His seventh film, Moonrise presents a simple story: a boy and a girl, Sam and Suzy (newcomers Jared Gilman and Kara Hayward), both young, both outcasts who are occasionally prone to violent outbursts, fall in love. The pair, feeling their home lives caving in on them, decide to run away to make that love work within the little bit of space they can carve out together before parents (Frances McDormand and an absolutely show-stealing performance by Bill Murray), troopmasters (Edward Norton, Harvey Keitel) and Johnny Law (Bruce Willis) can catch up with them to tell them they’re too damn young.

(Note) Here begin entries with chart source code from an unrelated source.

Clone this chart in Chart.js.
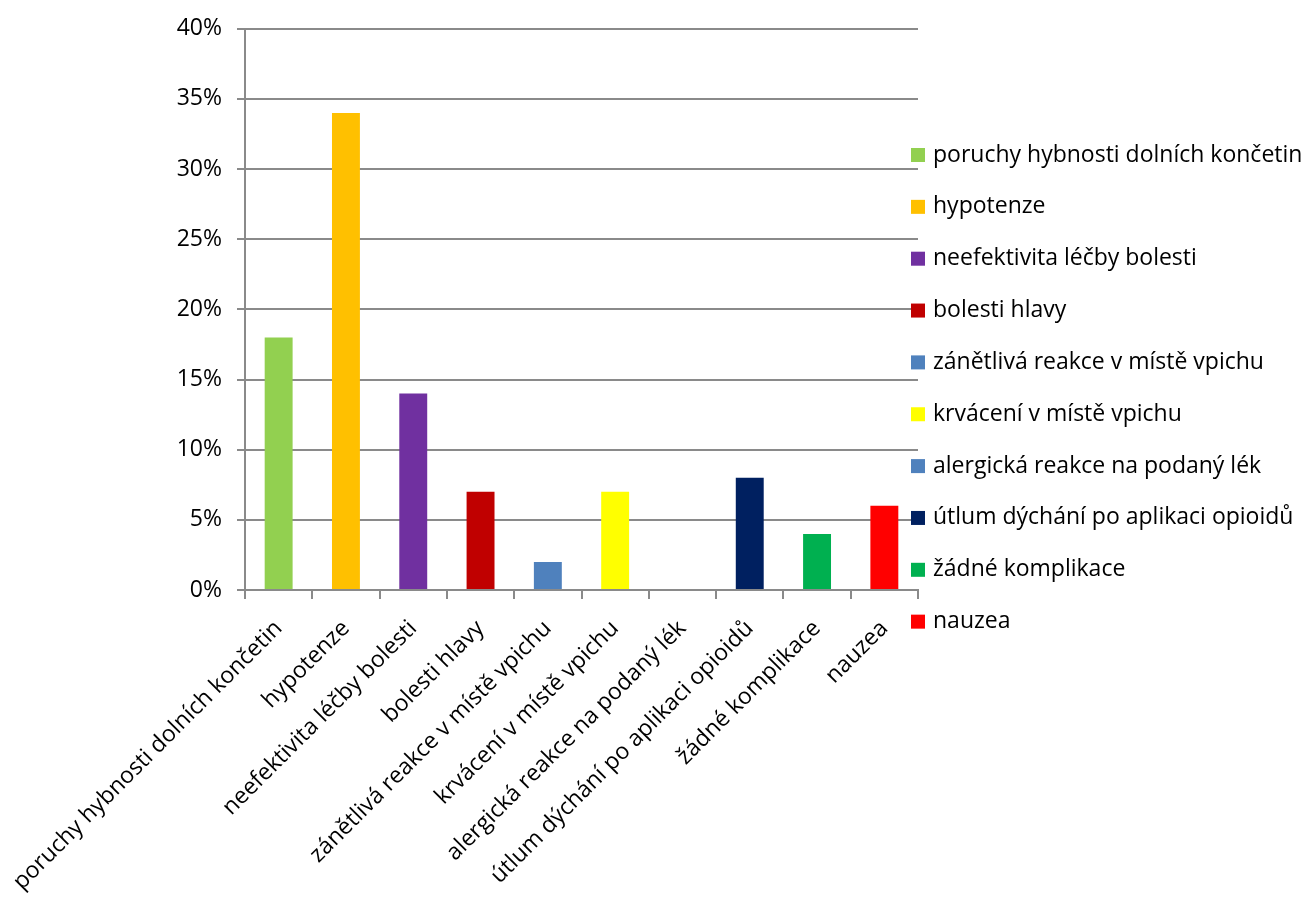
<!DOCTYPE html>
<html>
<head>
<meta charset="utf-8">
<title>Komplikace</title>
<script src="https://cdn.jsdelivr.net/npm/chart.js@4/dist/chart.umd.min.js"></script>
<style>
  html, body { margin: 0; padding: 0; background: #fff; }
  #wrap { width: 1309px; height: 897px; }
</style>
</head>
<body>
<div id="wrap"><canvas id="chart"></canvas></div>
<script>
// categories and their share (in %)
const categories = [
    "poruchy hybnosti dolních končetin",
    "hypotenze",
    "neefektivita léčby bolesti",
    "bolesti hlavy",
    "zánětlivá reakce v místě vpichu",
    "krvácení v místě vpichu",
    "alergická reakce na podaný lék",
    "útlum dýchání po aplikaci opioidů",
    "žádné komplikace",
    "nauzea"
];
const values = [18, 34, 14, 7, 2, 7, 0, 8, 4, 6];
const barColors = ["#92D050", "#FFC000", "#7030A0", "#C00000", "#4F81BD",
                   "#FFFF00", "#4F81BD", "#002060", "#00B050", "#FF0000"];
const yTicks = [0, 5, 10, 15, 20, 25, 30, 35, 40];

const FONT = "'Open Sans', sans-serif";
const FONT_SIZE = 23;
const gridColor = "#8a8a8a";

// legend on the right, one line per category
const sideLegend = {
    id: "sideLegend",
    afterDraw(chart) {
        const ctx = chart.ctx;
        const ds = chart.data.datasets[0];
        ctx.save();
        ctx.font = FONT_SIZE + "px " + FONT;
        ctx.textBaseline = "middle";
        ctx.textAlign = "left";
        chart.data.labels.forEach((lbl, i) => {
            const y = 155 + i * 51.85;
            ctx.fillStyle = ds.backgroundColor[i];
            ctx.fillRect(911, y - 7, 14, 14);
            ctx.fillStyle = "#000";
            ctx.fillText(lbl, 933, y);
        });
        ctx.restore();
    }
};

new Chart(document.getElementById("chart"), {
    type: "bar",
    data: {
        labels: categories,
        datasets: [{
            data: values,
            backgroundColor: barColors,
            barPercentage: 0.415,
            categoryPercentage: 1
        }]
    },
    options: {
        responsive: true,
        maintainAspectRatio: false,
        animation: false,
        layout: { padding: { top: 28, right: 391, left: 0, bottom: 0 } },
        plugins: {
            legend: { display: false },
            tooltip: { enabled: false }
        },
        scales: {
            x: {
                grid: {
                    offset: true,
                    drawOnChartArea: false,
                    drawTicks: true,
                    tickLength: 9,
                    color: gridColor,
                    lineWidth: 2
                },
                border: { display: true, color: gridColor, width: 2 },
                ticks: {
                    autoSkip: false,
                    minRotation: 45,
                    maxRotation: 45,
                    padding: 16,
                    color: "#000",
                    font: { family: FONT, size: FONT_SIZE }
                },
                afterFit(scale) {
                    scale.height = 307;
                    // the long first label may run under the y labels
                    scale.paddingLeft = 0;
                    scale.paddingRight = 0;
                }
            },
            y: {
                min: 0,
                max: 40,
                afterBuildTicks(scale) { scale.ticks = yTicks.map(v => ({ value: v })); },
                grid: {
                    color: gridColor,
                    lineWidth: 2,
                    tickLength: 8
                },
                border: { display: true, color: gridColor, width: 2 },
                ticks: {
                    padding: 15,
                    color: "#000",
                    font: { family: FONT, size: FONT_SIZE },
                    callback: v => v + "%"
                },
                afterFit(scale) { scale.width = 245; }
            }
        }
    },
    plugins: [sideLegend]
});
</script>
</body>
</html>
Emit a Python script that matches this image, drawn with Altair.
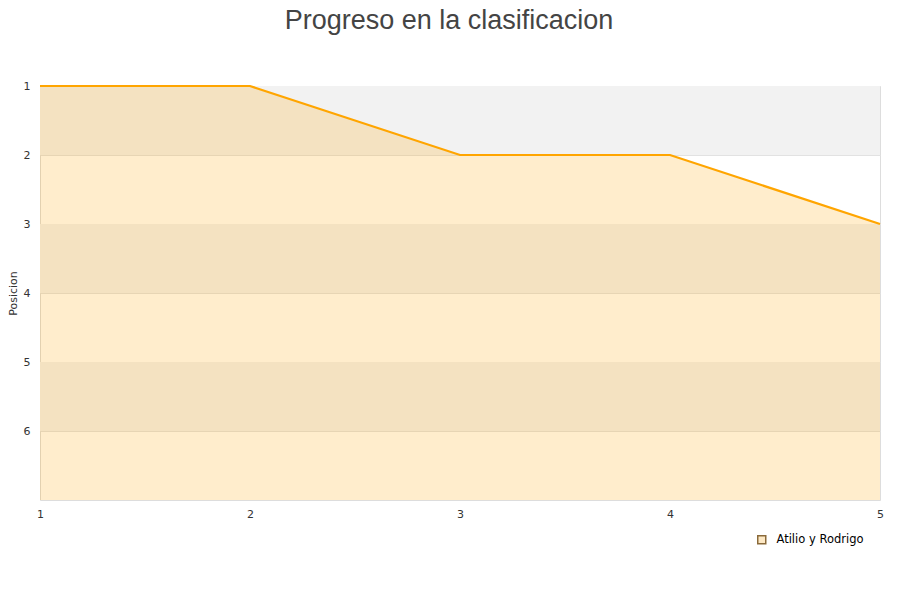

It’s a nice story to think about, and many people will find it to be a story they’ve been thinking about in some shape or form since they were twelve too. But there’s been some suggestion in the ether that the film’s premise doesn’t necessarily work because kids don’t fall in love like that, not that deeply, not that young. And all kids don’t, but some do. The plot description describes my fifth grade classmates Andy and Zoë as much as it describes Sam and Suzy. Andy and Zoë, occasionally violent outcasts themselves, were able to convince enough people of their love that when they got “married” during a spring recess after lunch period, nearly every kid from fourth and fifth grade followed them in a mass wedding procession around the schoolyard as the teachers watched on in awe. Much like Khaki Scout Troop 55 — who view Sam as their mortal enemy — eventually comes around to Sam and Suzy’s side, becoming their eventual protectors, we came around to Andy and Zoë’s side too in the face of such a mad display of love.

That kind of mad display both stories have has to be respected, maybe even envied. As torturous as those years are, these are the kinds of moments you can look back on without the echoes of a stomach ache and Moonrise hits on this hard and with passion in every stride. Anderson’s woodsy thought process won’t necessarily evoke a true childhood moment for all, but elicits a thorough batch of the rainy summer daydreams where most grand childhood adventures and romances are so often had: in heads and hearts, if not in flesh. Maybe that’s a more true evocation of childhood anyway, because the best part of childhood is the imagination. It’s the things we wish we could do, before we know why we can’t do them. Fly like Superman, draw like John Romita Jr, swing like Ken Griffey Jr, or just to be able to speak to your crush without dropping dead right on the spot. They’re all equally impossible at that age, except in our heads, and in our movies.